Although rescue organizations will come when it’s dark and stormy, they prefer sunny and calm conditions; the chances of success go up, and risk goes down. An orderly daylight climb over the rail to a waiting vessel may make you feel like you gave up too early, but the alternative is often a harrowing fight against waves in a high-risk nighttime helicopter evacuation, with the potential for someone to be seriously injured — perhaps worse.
Getting off the boat is not the same as leaving the boat. If you are going to inflate the raft, get into it as soon as possible, particularly in bad weather. It is always better to climb down into the life raft, dry and well-supplied, than to fight your way through waves, hoping you can make it aboard. You don’t have to cut the painter if your vessel is still floating. Being found is about being seen, and rescuers will have a better chance of spotting you if you’re tethered to the boat.
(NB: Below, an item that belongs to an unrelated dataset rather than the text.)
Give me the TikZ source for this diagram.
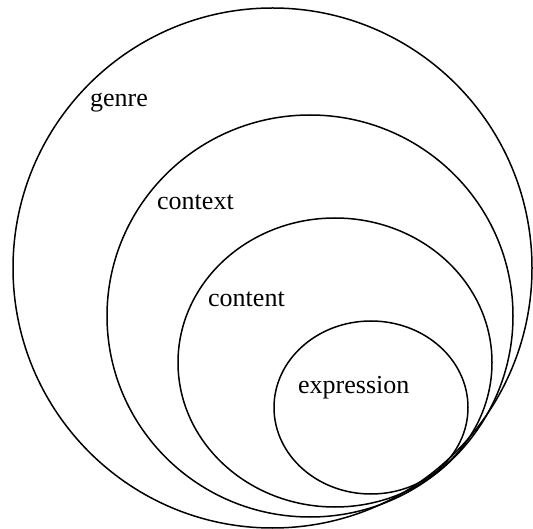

Myth 2: Call the Coast Guard As A Last Resort
Almost everyone who has called in a mayday picked up the VHF too late. At the first sign of trouble — no matter how confident you are in your abilities — the smart money is on calling a pan-pan and notifying everyone (within range) of your situation. I’m not suggesting you call because of a slow leak on the inboard side of your sea strainer — by the way, you should have fixed that before you left — but if water starts flowing in around the shaft, call first, then grab your tools and get to work.
Letting the Coast Guard know there might be trouble doesn’t cost anything, but it does open up a world of options that are unavailable if no one knows your situation. Perhaps there is a vessel nearby that can lend a hand or at least stand by while you sort things out. A rescue asset may be close, but if the crew is unaware of your situation they will continue their patrol. Waiting an hour to call may cost you two hours if that same asset has to fuel up and return. How high will the water be inside the boat by then?
Survivors call early. Using your radio or phone (cell or satellite) to connect with those who might be able to help is safer for you and for search teams. The more rescuers know about your situation, the more options they have. Coast Guard crews who might be fatigued from earlier missions can call for backup. Morning training flights can be canceled to prepare for your situation. Perhaps most important, the search-and-rescue coordinators can help you plan and feed you information to help you make the best decisions.
If you wait until mayday is your best option, everyone has to scramble, and the chances of a happy ending are much less likely than if you’d picked up the phone earlier.
Myth 3: An EPIRB Is All You Need
EPIRBs are tremendous lifesaving devices. Thousands of people owe their lives to them. Why? They make things easier for your rescuers, not for you. An EPIRB does what its name implies: It indicates a position. More specifically, it indicates its own position, not yours. The beacons won’t keep your head above water. They won’t keep you warm. They don’t guarantee rescue, but they do guarantee a search.
I’ve looked for numerous EPIRBs without finding the vessels from which the signal came, or its owners. What rescuers do tend to find are EPIRBs in a life raft with the crew, attached to a floating vessel after manual activation or safely tied to a sailor wearing a life jacket or an immersion suit.
Remember: A red sky at night can mean good weather in the morning, and there are plenty of times you should stay with your boat. Just acknowledge that the sea is never a place for absolutes. Consider everything at stake, including the risks. Know what you can handle and what you can’t. Plan for emergency repairs but don’t overestimate your self-reliance. It’s the best way to get the help you need before it’s too late and give your story a happy ending.